> _Problem statement_:
Output the data exactly, with every line intact.

> _Dataset content_:
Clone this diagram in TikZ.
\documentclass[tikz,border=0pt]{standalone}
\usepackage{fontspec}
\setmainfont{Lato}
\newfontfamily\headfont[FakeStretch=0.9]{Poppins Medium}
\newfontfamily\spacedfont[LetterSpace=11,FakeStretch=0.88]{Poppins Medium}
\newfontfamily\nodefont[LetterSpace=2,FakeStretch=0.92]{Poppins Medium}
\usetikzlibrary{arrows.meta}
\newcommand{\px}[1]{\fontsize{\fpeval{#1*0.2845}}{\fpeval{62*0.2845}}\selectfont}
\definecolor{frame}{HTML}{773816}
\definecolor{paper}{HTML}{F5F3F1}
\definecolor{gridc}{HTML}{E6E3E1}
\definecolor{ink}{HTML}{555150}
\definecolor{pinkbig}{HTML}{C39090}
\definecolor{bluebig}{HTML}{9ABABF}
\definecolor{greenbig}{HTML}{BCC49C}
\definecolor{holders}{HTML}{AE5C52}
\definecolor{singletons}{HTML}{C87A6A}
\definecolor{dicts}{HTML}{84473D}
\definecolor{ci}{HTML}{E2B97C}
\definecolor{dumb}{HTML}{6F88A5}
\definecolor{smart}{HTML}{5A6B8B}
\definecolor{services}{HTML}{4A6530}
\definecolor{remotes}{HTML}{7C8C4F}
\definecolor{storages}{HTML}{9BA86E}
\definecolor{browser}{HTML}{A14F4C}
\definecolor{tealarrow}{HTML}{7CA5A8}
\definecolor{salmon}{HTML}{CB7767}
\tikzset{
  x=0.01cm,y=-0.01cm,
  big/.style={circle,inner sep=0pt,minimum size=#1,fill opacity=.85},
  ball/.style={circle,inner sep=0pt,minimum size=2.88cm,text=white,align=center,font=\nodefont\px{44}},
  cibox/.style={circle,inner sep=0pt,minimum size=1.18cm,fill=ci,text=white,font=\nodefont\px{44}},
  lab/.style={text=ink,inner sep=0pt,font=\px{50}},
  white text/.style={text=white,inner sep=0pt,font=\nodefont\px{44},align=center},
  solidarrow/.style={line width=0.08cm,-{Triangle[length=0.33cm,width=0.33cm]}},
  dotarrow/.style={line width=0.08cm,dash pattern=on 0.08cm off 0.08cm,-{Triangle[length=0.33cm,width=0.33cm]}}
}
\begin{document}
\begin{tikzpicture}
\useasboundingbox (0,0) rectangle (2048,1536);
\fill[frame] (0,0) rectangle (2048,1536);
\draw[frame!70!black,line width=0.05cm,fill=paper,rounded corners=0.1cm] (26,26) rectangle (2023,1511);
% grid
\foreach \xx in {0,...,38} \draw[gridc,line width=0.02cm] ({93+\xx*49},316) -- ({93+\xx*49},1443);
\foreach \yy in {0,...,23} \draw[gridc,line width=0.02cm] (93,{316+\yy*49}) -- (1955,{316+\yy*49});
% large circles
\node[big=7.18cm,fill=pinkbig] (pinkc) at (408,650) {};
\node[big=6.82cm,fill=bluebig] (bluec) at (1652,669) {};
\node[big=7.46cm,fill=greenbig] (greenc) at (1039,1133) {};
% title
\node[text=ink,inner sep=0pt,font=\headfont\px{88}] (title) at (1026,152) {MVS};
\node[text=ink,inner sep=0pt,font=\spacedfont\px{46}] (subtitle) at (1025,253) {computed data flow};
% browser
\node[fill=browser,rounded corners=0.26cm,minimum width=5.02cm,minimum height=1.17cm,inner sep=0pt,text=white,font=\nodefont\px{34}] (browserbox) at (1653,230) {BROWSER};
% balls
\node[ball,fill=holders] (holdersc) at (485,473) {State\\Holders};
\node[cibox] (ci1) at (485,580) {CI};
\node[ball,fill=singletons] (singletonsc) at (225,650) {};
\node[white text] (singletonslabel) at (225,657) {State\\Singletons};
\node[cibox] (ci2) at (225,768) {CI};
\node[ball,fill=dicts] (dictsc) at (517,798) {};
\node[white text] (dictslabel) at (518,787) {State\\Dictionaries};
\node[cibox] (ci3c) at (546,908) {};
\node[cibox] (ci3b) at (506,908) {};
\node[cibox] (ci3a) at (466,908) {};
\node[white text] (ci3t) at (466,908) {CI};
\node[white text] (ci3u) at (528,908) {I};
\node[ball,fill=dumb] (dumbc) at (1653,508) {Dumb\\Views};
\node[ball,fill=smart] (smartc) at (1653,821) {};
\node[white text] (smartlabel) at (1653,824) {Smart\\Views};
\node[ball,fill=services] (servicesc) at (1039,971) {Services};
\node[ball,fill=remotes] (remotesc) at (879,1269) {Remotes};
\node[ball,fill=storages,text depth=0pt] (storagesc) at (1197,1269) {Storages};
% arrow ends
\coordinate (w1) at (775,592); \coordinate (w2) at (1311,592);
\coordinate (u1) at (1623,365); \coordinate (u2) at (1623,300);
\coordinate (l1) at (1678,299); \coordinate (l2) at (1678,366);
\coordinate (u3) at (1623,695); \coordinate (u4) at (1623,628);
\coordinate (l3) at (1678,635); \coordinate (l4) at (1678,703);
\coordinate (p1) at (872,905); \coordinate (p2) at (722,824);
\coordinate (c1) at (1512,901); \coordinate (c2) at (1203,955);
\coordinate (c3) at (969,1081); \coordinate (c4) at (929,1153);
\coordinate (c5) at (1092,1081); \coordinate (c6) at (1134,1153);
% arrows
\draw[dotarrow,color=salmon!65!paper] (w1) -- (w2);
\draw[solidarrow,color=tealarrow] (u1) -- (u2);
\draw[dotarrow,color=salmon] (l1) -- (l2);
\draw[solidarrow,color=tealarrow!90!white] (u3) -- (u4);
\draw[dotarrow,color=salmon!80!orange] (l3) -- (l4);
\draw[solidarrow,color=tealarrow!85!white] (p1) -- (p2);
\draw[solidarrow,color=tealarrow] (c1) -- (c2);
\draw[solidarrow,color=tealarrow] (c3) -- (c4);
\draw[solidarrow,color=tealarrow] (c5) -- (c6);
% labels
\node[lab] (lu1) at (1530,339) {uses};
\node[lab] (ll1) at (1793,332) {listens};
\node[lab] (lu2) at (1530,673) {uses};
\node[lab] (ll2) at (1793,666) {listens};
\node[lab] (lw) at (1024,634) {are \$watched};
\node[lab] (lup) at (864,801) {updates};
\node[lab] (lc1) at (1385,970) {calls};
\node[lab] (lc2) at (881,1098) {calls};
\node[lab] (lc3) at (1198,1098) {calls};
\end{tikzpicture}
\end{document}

> _Answer to this task_:
Clone this diagram in TikZ.
\documentclass[tikz,border=0pt]{standalone}
\usepackage{fontspec}
\setmainfont{Lato}
\newfontfamily\headfont[FakeStretch=0.9]{Poppins Medium}
\newfontfamily\spacedfont[LetterSpace=11,FakeStretch=0.88]{Poppins Medium}
\newfontfamily\nodefont[LetterSpace=2,FakeStretch=0.92]{Poppins Medium}
\usetikzlibrary{arrows.meta}
\newcommand{\px}[1]{\fontsize{\fpeval{#1*0.2845}}{\fpeval{62*0.2845}}\selectfont}
\definecolor{frame}{HTML}{773816}
\definecolor{paper}{HTML}{F5F3F1}
\definecolor{gridc}{HTML}{E6E3E1}
\definecolor{ink}{HTML}{555150}
\definecolor{pinkbig}{HTML}{C39090}
\definecolor{bluebig}{HTML}{9ABABF}
\definecolor{greenbig}{HTML}{BCC49C}
\definecolor{holders}{HTML}{AE5C52}
\definecolor{singletons}{HTML}{C87A6A}
\definecolor{dicts}{HTML}{84473D}
\definecolor{ci}{HTML}{E2B97C}
\definecolor{dumb}{HTML}{6F88A5}
\definecolor{smart}{HTML}{5A6B8B}
\definecolor{services}{HTML}{4A6530}
\definecolor{remotes}{HTML}{7C8C4F}
\definecolor{storages}{HTML}{9BA86E}
\definecolor{browser}{HTML}{A14F4C}
\definecolor{tealarrow}{HTML}{7CA5A8}
\definecolor{salmon}{HTML}{CB7767}
\tikzset{
  x=0.01cm,y=-0.01cm,
  big/.style={circle,inner sep=0pt,minimum size=#1,fill opacity=.85},
  ball/.style={circle,inner sep=0pt,minimum size=2.88cm,text=white,align=center,font=\nodefont\px{44}},
  cibox/.style={circle,inner sep=0pt,minimum size=1.18cm,fill=ci,text=white,font=\nodefont\px{44}},
  lab/.style={text=ink,inner sep=0pt,font=\px{50}},
  white text/.style={text=white,inner sep=0pt,font=\nodefont\px{44},align=center},
  solidarrow/.style={line width=0.08cm,-{Triangle[length=0.33cm,width=0.33cm]}},
  dotarrow/.style={line width=0.08cm,dash pattern=on 0.08cm off 0.08cm,-{Triangle[length=0.33cm,width=0.33cm]}}
}
\begin{document}
\begin{tikzpicture}
\useasboundingbox (0,0) rectangle (2048,1536);
\fill[frame] (0,0) rectangle (2048,1536);
\draw[frame!70!black,line width=0.05cm,fill=paper,rounded corners=0.1cm] (26,26) rectangle (2023,1511);
% grid
\foreach \xx in {0,...,38} \draw[gridc,line width=0.02cm] ({93+\xx*49},316) -- ({93+\xx*49},1443);
\foreach \yy in {0,...,23} \draw[gridc,line width=0.02cm] (93,{316+\yy*49}) -- (1955,{316+\yy*49});
% large circles
\node[big=7.18cm,fill=pinkbig] (pinkc) at (408,650) {};
\node[big=6.82cm,fill=bluebig] (bluec) at (1652,669) {};
\node[big=7.46cm,fill=greenbig] (greenc) at (1039,1133) {};
% title
\node[text=ink,inner sep=0pt,font=\headfont\px{88}] (title) at (1026,152) {MVS};
\node[text=ink,inner sep=0pt,font=\spacedfont\px{46}] (subtitle) at (1025,253) {computed data flow};
% browser
\node[fill=browser,rounded corners=0.26cm,minimum width=5.02cm,minimum height=1.17cm,inner sep=0pt,text=white,font=\nodefont\px{34}] (browserbox) at (1653,230) {BROWSER};
% balls
\node[ball,fill=holders] (holdersc) at (485,473) {State\\Holders};
\node[cibox] (ci1) at (485,580) {CI};
\node[ball,fill=singletons] (singletonsc) at (225,650) {};
\node[white text] (singletonslabel) at (225,657) {State\\Singletons};
\node[cibox] (ci2) at (225,768) {CI};
\node[ball,fill=dicts] (dictsc) at (517,798) {};
\node[white text] (dictslabel) at (518,787) {State\\Dictionaries};
\node[cibox] (ci3c) at (546,908) {};
\node[cibox] (ci3b) at (506,908) {};
\node[cibox] (ci3a) at (466,908) {};
\node[white text] (ci3t) at (466,908) {CI};
\node[white text] (ci3u) at (528,908) {I};
\node[ball,fill=dumb] (dumbc) at (1653,508) {Dumb\\Views};
\node[ball,fill=smart] (smartc) at (1653,821) {};
\node[white text] (smartlabel) at (1653,824) {Smart\\Views};
\node[ball,fill=services] (servicesc) at (1039,971) {Services};
\node[ball,fill=remotes] (remotesc) at (879,1269) {Remotes};
\node[ball,fill=storages,text depth=0pt] (storagesc) at (1197,1269) {Storages};
% arrow ends
\coordinate (w1) at (775,592); \coordinate (w2) at (1311,592);
\coordinate (u1) at (1623,365); \coordinate (u2) at (1623,300);
\coordinate (l1) at (1678,299); \coordinate (l2) at (1678,366);
\coordinate (u3) at (1623,695); \coordinate (u4) at (1623,628);
\coordinate (l3) at (1678,635); \coordinate (l4) at (1678,703);
\coordinate (p1) at (872,905); \coordinate (p2) at (722,824);
\coordinate (c1) at (1512,901); \coordinate (c2) at (1203,955);
\coordinate (c3) at (969,1081); \coordinate (c4) at (929,1153);
\coordinate (c5) at (1092,1081); \coordinate (c6) at (1134,1153);
% arrows
\draw[dotarrow,color=salmon!65!paper] (w1) -- (w2);
\draw[solidarrow,color=tealarrow] (u1) -- (u2);
\draw[dotarrow,color=salmon] (l1) -- (l2);
\draw[solidarrow,color=tealarrow!90!white] (u3) -- (u4);
\draw[dotarrow,color=salmon!80!orange] (l3) -- (l4);
\draw[solidarrow,color=tealarrow!85!white] (p1) -- (p2);
\draw[solidarrow,color=tealarrow] (c1) -- (c2);
\draw[solidarrow,color=tealarrow] (c3) -- (c4);
\draw[solidarrow,color=tealarrow] (c5) -- (c6);
% labels
\node[lab] (lu1) at (1530,339) {uses};
\node[lab] (ll1) at (1793,332) {listens};
\node[lab] (lu2) at (1530,673) {uses};
\node[lab] (ll2) at (1793,666) {listens};
\node[lab] (lw) at (1024,634) {are \$watched};
\node[lab] (lup) at (864,801) {updates};
\node[lab] (lc1) at (1385,970) {calls};
\node[lab] (lc2) at (881,1098) {calls};
\node[lab] (lc3) at (1198,1098) {calls};
\end{tikzpicture}
\end{document}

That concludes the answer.